▶ _Code that draws figures_

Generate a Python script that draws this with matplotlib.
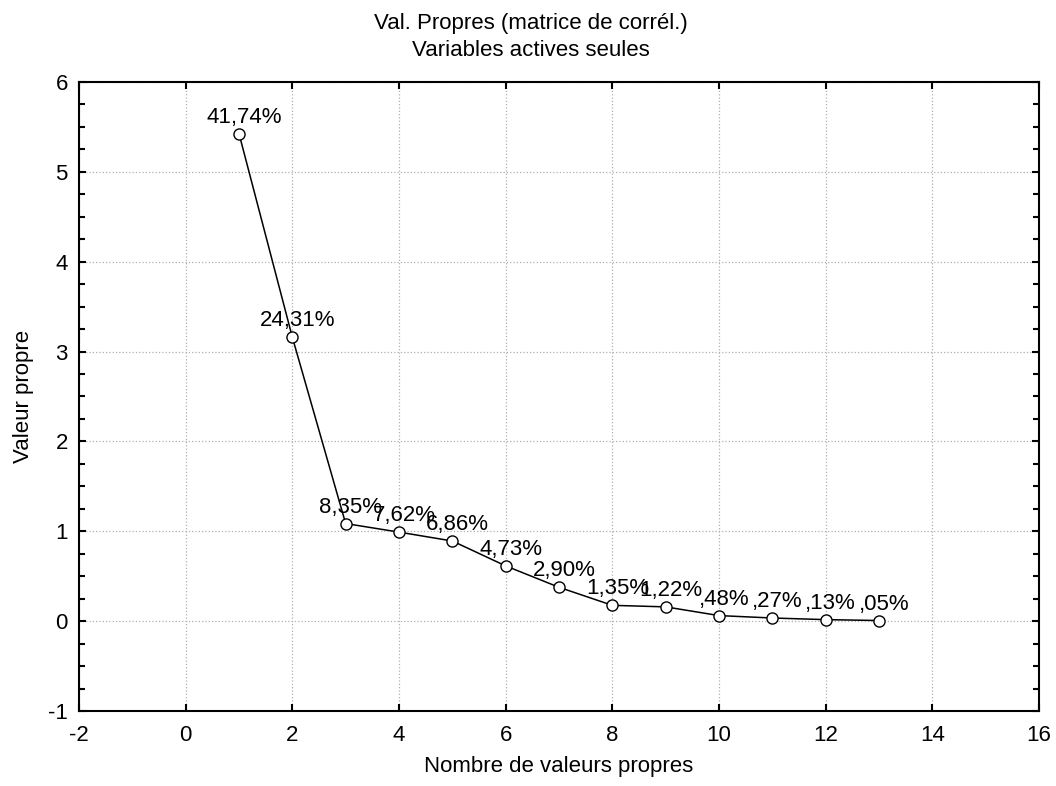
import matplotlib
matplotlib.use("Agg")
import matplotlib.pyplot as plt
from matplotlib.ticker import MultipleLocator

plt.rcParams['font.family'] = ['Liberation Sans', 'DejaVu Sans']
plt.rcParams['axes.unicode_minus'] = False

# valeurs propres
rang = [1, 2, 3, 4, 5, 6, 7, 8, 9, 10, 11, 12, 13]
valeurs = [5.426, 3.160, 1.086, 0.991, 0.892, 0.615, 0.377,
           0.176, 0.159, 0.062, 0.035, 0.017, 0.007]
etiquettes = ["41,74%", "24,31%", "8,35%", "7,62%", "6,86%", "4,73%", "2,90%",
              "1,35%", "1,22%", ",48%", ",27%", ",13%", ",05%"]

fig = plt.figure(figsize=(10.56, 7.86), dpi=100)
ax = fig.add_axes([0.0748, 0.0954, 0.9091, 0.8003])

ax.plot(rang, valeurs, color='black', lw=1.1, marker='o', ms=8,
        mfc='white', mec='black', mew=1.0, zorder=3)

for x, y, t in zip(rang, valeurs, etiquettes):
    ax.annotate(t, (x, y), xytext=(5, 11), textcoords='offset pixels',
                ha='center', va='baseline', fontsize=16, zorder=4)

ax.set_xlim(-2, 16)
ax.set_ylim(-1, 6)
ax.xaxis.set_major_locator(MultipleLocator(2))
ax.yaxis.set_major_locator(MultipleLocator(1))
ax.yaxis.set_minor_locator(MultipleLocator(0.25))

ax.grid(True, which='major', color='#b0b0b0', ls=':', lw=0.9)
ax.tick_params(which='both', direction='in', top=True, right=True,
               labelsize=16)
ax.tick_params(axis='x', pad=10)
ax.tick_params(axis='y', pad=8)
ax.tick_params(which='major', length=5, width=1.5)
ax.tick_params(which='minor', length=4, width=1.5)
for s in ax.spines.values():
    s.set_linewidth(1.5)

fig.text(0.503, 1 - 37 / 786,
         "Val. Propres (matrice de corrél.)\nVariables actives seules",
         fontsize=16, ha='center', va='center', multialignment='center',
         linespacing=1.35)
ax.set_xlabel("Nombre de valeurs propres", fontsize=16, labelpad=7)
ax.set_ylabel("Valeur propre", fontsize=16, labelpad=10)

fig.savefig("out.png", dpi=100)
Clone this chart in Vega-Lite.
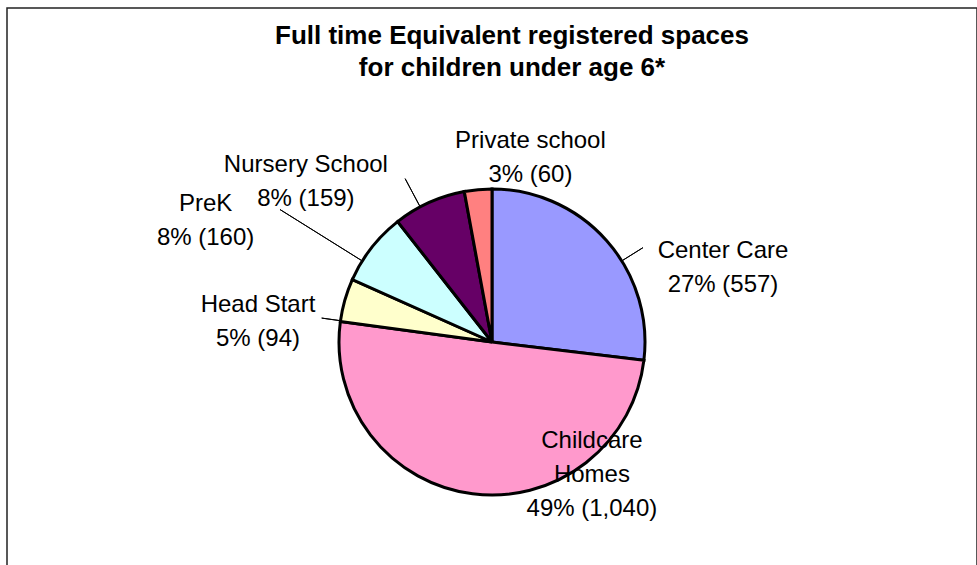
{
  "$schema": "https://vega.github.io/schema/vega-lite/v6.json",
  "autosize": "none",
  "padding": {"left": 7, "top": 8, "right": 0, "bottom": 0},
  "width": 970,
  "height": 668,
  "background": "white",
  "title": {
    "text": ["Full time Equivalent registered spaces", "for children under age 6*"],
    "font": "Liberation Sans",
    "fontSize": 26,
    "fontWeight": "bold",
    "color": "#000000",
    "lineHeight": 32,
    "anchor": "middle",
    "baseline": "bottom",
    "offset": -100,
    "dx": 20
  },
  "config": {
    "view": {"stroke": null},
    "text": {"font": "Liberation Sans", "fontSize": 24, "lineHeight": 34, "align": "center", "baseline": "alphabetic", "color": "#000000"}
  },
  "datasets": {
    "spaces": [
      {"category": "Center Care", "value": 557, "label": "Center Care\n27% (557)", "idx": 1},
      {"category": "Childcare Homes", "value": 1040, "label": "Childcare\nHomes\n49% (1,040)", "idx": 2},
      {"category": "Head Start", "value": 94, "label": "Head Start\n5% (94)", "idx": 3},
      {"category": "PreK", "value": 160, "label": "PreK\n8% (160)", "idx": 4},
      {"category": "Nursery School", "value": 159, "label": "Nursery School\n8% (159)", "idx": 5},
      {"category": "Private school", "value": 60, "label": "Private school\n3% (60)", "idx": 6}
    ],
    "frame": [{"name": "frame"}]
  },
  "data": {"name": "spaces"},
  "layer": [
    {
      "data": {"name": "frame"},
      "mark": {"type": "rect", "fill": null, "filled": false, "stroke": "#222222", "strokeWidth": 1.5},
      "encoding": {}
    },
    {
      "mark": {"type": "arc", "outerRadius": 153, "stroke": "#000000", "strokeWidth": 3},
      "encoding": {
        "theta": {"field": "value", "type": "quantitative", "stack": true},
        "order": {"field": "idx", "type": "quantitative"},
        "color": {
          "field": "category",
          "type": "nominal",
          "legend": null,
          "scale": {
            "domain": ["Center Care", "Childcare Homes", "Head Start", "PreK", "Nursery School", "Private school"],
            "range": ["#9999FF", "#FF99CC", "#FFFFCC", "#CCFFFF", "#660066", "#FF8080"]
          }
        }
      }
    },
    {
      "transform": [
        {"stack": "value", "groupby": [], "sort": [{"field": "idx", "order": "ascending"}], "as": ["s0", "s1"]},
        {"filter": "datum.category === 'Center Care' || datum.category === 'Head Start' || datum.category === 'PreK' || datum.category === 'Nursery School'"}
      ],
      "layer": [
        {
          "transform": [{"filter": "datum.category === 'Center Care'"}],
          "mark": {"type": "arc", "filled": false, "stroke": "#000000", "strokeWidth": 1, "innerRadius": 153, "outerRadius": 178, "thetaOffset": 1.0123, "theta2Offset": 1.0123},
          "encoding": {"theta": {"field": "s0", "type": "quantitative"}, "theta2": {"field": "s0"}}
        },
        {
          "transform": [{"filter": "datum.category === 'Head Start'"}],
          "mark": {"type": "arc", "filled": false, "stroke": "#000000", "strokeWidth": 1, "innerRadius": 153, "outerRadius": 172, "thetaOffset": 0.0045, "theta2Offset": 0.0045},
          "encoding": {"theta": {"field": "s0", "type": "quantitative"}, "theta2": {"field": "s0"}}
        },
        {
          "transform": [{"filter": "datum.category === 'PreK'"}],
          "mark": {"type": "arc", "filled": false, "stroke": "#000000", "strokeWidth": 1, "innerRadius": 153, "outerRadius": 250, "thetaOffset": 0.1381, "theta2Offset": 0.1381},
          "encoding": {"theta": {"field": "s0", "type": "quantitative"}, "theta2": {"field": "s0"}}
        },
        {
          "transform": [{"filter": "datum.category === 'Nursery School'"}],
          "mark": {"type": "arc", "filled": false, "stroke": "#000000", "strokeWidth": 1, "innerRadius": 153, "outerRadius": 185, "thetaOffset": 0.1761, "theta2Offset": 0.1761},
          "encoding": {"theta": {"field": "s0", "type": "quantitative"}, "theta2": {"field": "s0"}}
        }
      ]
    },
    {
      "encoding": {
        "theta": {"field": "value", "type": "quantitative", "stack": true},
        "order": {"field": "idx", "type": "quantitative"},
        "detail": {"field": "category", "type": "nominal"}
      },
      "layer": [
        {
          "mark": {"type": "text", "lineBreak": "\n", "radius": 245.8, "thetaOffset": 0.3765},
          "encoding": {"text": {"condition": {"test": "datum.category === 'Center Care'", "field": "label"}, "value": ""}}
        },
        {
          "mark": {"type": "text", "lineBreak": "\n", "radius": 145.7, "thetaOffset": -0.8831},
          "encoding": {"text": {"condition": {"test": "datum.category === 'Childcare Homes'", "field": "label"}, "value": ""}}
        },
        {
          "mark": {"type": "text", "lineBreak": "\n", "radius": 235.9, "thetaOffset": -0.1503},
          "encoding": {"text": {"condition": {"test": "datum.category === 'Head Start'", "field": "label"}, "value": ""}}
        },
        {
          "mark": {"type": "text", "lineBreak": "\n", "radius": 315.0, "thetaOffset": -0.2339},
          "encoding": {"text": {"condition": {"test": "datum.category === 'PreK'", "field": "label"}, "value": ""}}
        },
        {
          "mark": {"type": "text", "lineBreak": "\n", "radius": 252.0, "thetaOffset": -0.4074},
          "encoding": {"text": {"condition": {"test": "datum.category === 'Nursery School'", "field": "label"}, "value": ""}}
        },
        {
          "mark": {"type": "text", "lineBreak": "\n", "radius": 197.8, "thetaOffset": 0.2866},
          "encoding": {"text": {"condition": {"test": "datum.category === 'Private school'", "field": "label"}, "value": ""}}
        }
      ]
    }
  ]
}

▶ _Task_
Reproduce exactly the run of lines that opens the listing and closes with the line holding "from matplotlib.ticker import MultipleLocator". Pictures are excluded.

▶ _Exercise answer_
Generate a Python script that draws this with matplotlib.
import matplotlib
matplotlib.use("Agg")
import matplotlib.pyplot as plt
from matplotlib.ticker import MultipleLocator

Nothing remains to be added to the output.